Venezuela's Chávez Wins Decisive Victory

By Juan Forero
Washington Post Foreign Service
Monday, December 4, 2006

CARACAS, Venezuela, Dec. 3 -- By an overwhelming margin, Venezuelans reelected President Hugo Chávez on Sunday, further extending a presidency that began when the former paratrooper was swept into power eight years ago, intent on overturning Venezuela's old social order. Chávez will receive another six years in office to broaden his leftist revolution and contest American initiatives across Latin America.

"Today is a new era," the fiery populist leader told screaming supporters. "Venezuela is red, very red."

With 78 percent of the votes counted by 10 p.m., electoral authorities announced that Chávez, 52, had secured 61.3 percent of the vote to 38.4 percent for Manuel Rosales, whose candidacy united a fractured opposition that included former guerrillas, industrialists and right-wing radicals, but had only four months to gather momentum. Minutes after the National Electoral Council announced that Chávez had garnered 5.9 million votes to 3.7 million for Rosales, the president appeared at the balcony of the presidential palace.

Euphoric supporters, ignoring a downpour, burst into the streets, waving flags, shooting off fireworks and chanting pro-Chávez slogans.
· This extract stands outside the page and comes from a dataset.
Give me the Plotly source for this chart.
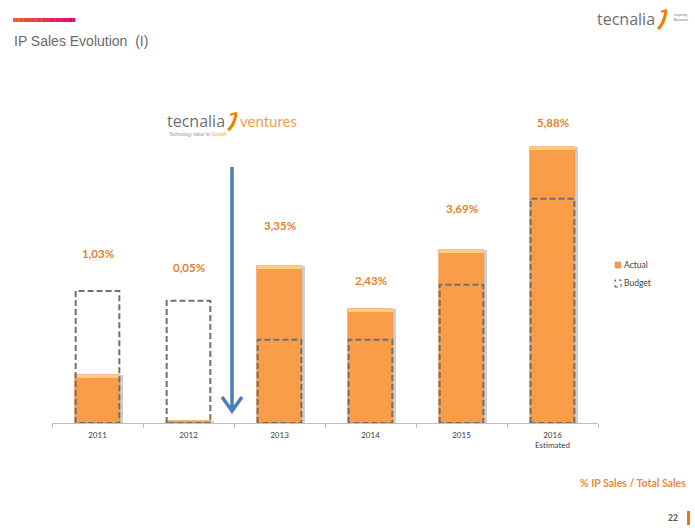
import plotly.graph_objects as go

# ---------------- data ----------------
years = ["2011", "2012", "2013", "2014", "2015", "2016<br>Estimated"]
actual = [1.03, 0.05, 3.35, 2.43, 3.69, 5.88]      # % IP sales / total sales
budget = [2.81, 2.60, 1.77, 1.77, 2.94, 4.77]      # budget level
legend_names = ["Actual", "Budget"]

labels = [f"{v:.2f}".replace(".", ",") + "%" for v in actual]
idx = list(range(len(years)))

# ---------------- layout helpers (pixel -> paper) ----------------
W, H = 695, 528
L, R, T, B = 52, 97, 100, 105
PW, PH = W - L - R, H - T - B


def px(x):
    return (x - L) / PW


def py(y):
    return (H - B - y) / PH


# vertical pixel positions of the percentage labels (layout, not data)
label_py = [254, 267, 225, 280, 208, 122]

ORANGE = "#F99D48"
CAP = "#FDCB86"
LABEL = "#E57F2E"
GREY = "#707070"
BW = 0.49
yscale = 47.0  # px per unit
ymax = PH / yscale

fig = go.Figure()

# shadow of actual bars
fig.add_trace(go.Bar(x=idx, y=actual, width=BW, offset=-BW / 2 + 0.04,
                     marker=dict(color="rgba(80,80,80,0.28)", line=dict(width=0)),
                     hoverinfo="skip", showlegend=False))
# actual bars
fig.add_trace(go.Bar(x=idx, y=actual, width=BW, offset=-BW / 2, name=legend_names[0],
                     marker=dict(color=ORANGE, line=dict(color="#EE8A3A", width=0.6)),
                     showlegend=False))
# lighter top cap
cap = 0.065
fig.add_trace(go.Bar(x=idx, y=[cap if v > 0.3 else None for v in actual],
                     base=[v - cap for v in actual], width=BW, offset=-BW / 2,
                     marker=dict(color=CAP, line=dict(width=0)),
                     hoverinfo="skip", showlegend=False))

# budget dashed outlines
bx, byv = [], []
hw = 0.24
for i, b in zip(idx, budget):
    bx += [i - hw, i - hw, i + hw, i + hw, i - hw, None]
    byv += [0, b, b, 0, 0, None]
fig.add_trace(go.Scatter(x=bx, y=byv, mode="lines", name=legend_names[1],
                         line=dict(color=GREY, width=2, dash="6px,3px"),
                         hoverinfo="skip", showlegend=False))

shapes = []
annotations = []

# percentage labels
for i, t, yy in zip(idx, labels, label_py):
    annotations.append(dict(text="<b>" + t + "</b>", xref="x", yref="paper",
                            x=i, y=py(yy), xanchor="center", yanchor="middle",
                            showarrow=False,
                            font=dict(family="Lato", size=11.5, color=LABEL)))

# title gradient bar
n = 24
x0, x1 = 13, 75
c0 = (232, 98, 40)
c1 = (228, 0, 126)
for k in range(n):
    t = k / (n - 1)
    col = "rgb(%d,%d,%d)" % tuple(int(c0[j] + (c1[j] - c0[j]) * t) for j in range(3))
    xa = x0 + (x1 - x0) * k / n
    xb = x0 + (x1 - x0) * (k + 1) / n + 0.3
    shapes.append(dict(type="rect", xref="paper", yref="paper",
                       x0=px(xa), x1=px(xb), y0=py(22), y1=py(18),
                       fillcolor=col, line=dict(width=0), layer="above"))

annotations.append(dict(text="IP Sales Evolution\u00a0 (I)", xref="paper", yref="paper",
                        x=px(12), y=py(41), xanchor="left", yanchor="middle",
                        showarrow=False,
                        font=dict(family="Liberation Sans", size=14, color="#6A6A6A")))

# tecnalia logo (top right)
annotations.append(dict(text="tecnalia", xref="paper", yref="paper",
                        x=px(657), y=py(19), xanchor="right", yanchor="middle",
                        showarrow=False,
                        font=dict(family="Open Sans", size=16, color="#6E6E6E")))
shapes.append(dict(type="path", xref="paper", yref="paper",
                   path=f"M {px(666)},{py(11)} Q {px(664)},{py(24)} {px(658)},{py(29)}",
                   line=dict(color="#F07D00", width=3)))
shapes.append(dict(type="path", xref="paper", yref="paper",
                   path=f"M {px(661)},{py(12)} Q {px(664)},{py(10.5)} {px(667)},{py(10)}",
                   line=dict(color="#F07D00", width=2)))
annotations.append(dict(text="Inspiring<br>Business", xref="paper", yref="paper",
                        x=px(672), y=py(18), xanchor="left", yanchor="middle",
                        showarrow=False, align="left",
                        font=dict(family="Liberation Sans", size=3.5, color="#777777")))

# tecnalia ventures logo
annotations.append(dict(text="tecnalia", xref="paper", yref="paper",
                        x=px(227), y=py(121), xanchor="right", yanchor="middle",
                        showarrow=False,
                        font=dict(family="Open Sans", size=16, color="#707070")))
shapes.append(dict(type="path", xref="paper", yref="paper",
                   path=f"M {px(236)},{py(114)} Q {px(234)},{py(126)} {px(228)},{py(130)}",
                   line=dict(color="#F07D00", width=3)))
shapes.append(dict(type="path", xref="paper", yref="paper",
                   path=f"M {px(230)},{py(115)} Q {px(233)},{py(113.5)} {px(237)},{py(113)}",
                   line=dict(color="#F07D00", width=2)))
annotations.append(dict(text="ventures", xref="paper", yref="paper",
                        x=px(238), y=py(121), xanchor="left", yanchor="middle",
                        showarrow=False,
                        font=dict(family="Lato", size=15, color="#F2A24A")))
annotations.append(dict(text="Technology Value for <span style='color:#F2A24A'>Growth</span>",
                        xref="paper", yref="paper",
                        x=px(167), y=py(134), xanchor="left", yanchor="middle",
                        showarrow=False,
                        font=dict(family="Liberation Sans", size=4.5, color="#8A9AB0")))

# blue arrow
AC = "#4A7EBB"
shapes.append(dict(type="path", xref="paper", yref="paper",
                   path=f"M {px(232)},{py(167)} L {px(232)},{py(410)}",
                   line=dict(color=AC, width=3.5)))
shapes.append(dict(type="path", xref="paper", yref="paper",
                   path=f"M {px(222)},{py(397)} L {px(232)},{py(411)} L {px(242)},{py(397)}",
                   line=dict(color=AC, width=3.5)))

# custom legend
shapes.append(dict(type="rect", xref="paper", yref="paper",
                   x0=px(615), x1=px(621), y0=py(268), y1=py(262),
                   fillcolor=ORANGE, line=dict(color="#C88A50", width=0.5)))
annotations.append(dict(text=legend_names[0], xref="paper", yref="paper",
                        x=px(622), y=py(265), xanchor="left", yanchor="middle",
                        showarrow=False,
                        font=dict(family="Lato", size=8.5, color="#404040")))
shapes.append(dict(type="rect", xref="paper", yref="paper",
                   x0=px(615), x1=px(621), y0=py(287), y1=py(280),
                   fillcolor="rgba(0,0,0,0)", line=dict(color="#555555", width=1, dash="dot")))
annotations.append(dict(text=legend_names[1], xref="paper", yref="paper",
                        x=px(622), y=py(283), xanchor="left", yanchor="middle",
                        showarrow=False,
                        font=dict(family="Lato", size=8.5, color="#404040")))

# footer
annotations.append(dict(text="<b>% IP Sales / Total Sales</b>", xref="paper", yref="paper",
                        x=px(688), y=py(483), xanchor="right", yanchor="middle",
                        showarrow=False,
                        font=dict(family="Lato", size=10.5, color="#E98B3A")))
annotations.append(dict(text="<b>22</b>", xref="paper", yref="paper",
                        x=px(680), y=py(518), xanchor="right", yanchor="middle",
                        showarrow=False,
                        font=dict(family="Lato", size=8.5, color="#555555")))
shapes.append(dict(type="rect", xref="paper", yref="paper",
                   x0=px(687), x1=px(690), y0=py(525), y1=py(511),
                   fillcolor="#E8702A", line=dict(width=0)))

fig.update_layout(
    width=W, height=H, autosize=False,
    margin=dict(l=L, r=R, t=T, b=B, pad=0),
    paper_bgcolor="white", plot_bgcolor="white",
    barmode="overlay", bargap=0,
    showlegend=False,
    shapes=shapes, annotations=annotations,
    xaxis=dict(range=[-0.5, 5.5], tickmode="array", tickvals=idx, ticktext=years,
               showline=True, linecolor="#BFBFBF", linewidth=1, ticks="",
               showgrid=False, zeroline=False, fixedrange=True, ticklabelstandoff=4,
               tickfont=dict(family="Lato", size=8, color="#404040"),
               minor=dict(tickmode="array", tickvals=[i - 0.5 for i in range(7)],
                          ticks="outside", ticklen=4, tickcolor="#BFBFBF", showgrid=False)),
    yaxis=dict(range=[0, ymax], visible=False, fixedrange=True),
)

fig.write_html("out.html", config={"displayModeBar": False},
               post_script="document.body.style.margin='0';document.body.style.overflow='hidden';")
"Everything has been completed, the great victory of the Bolivarian revolution," Chávez said as rain soaked him and close aides on the balcony. "It's another great victory: a victory of love, a victory of peace, a victory of hope. It's a victory for all Venezuela. May Venezuela be victorious always."

With the win, Chávez's Bolivarian revolution will last until at least 2013, although Chávez told reporters on Thursday that a change to the constitution could permit him to rule even longer.

"I'm not planning to say in the constitution, 'Hugo Chávez will remain in the presidency until he dies,' because that would be perverse," said Chávez, who under the law can serve only one more term. "It's very different to study the possibility of indefinite reelection. It will always be the will of the people."

Rosales, 53, later conceded defeat without declaring fraud, as opponents had done in the last major election they lost to Chávez, a recall referendum two years ago. Rosales did, however, say that his campaign believed the electoral council's figures were off and that the final results were tighter.

"The truth is that though the margin is closer, we recognize that today we were defeated. But we continue to fight. We will remain in the street," he said. "It's not time to give up."

Earlier in the evening, an aide close to Rosales, Julio Montoya, called early voting estimates "false and manipulated," without offering proof. Other officials in the Rosales campaign said voting equipment malfunctioned at several polling sites and that there were delays in pro-Rosales districts.

Authorities with the five-member National Electoral Council said they had not found serious discrepancies.

"Everything is perfectly normal in the country," Vicente Díaz, who is considered partial to the opposition, told reporters Sunday night. Observers from the European Union, the Atlanta-based Carter Center and the Organization of American States monitored the vote and reported only isolated incidents by early Sunday night.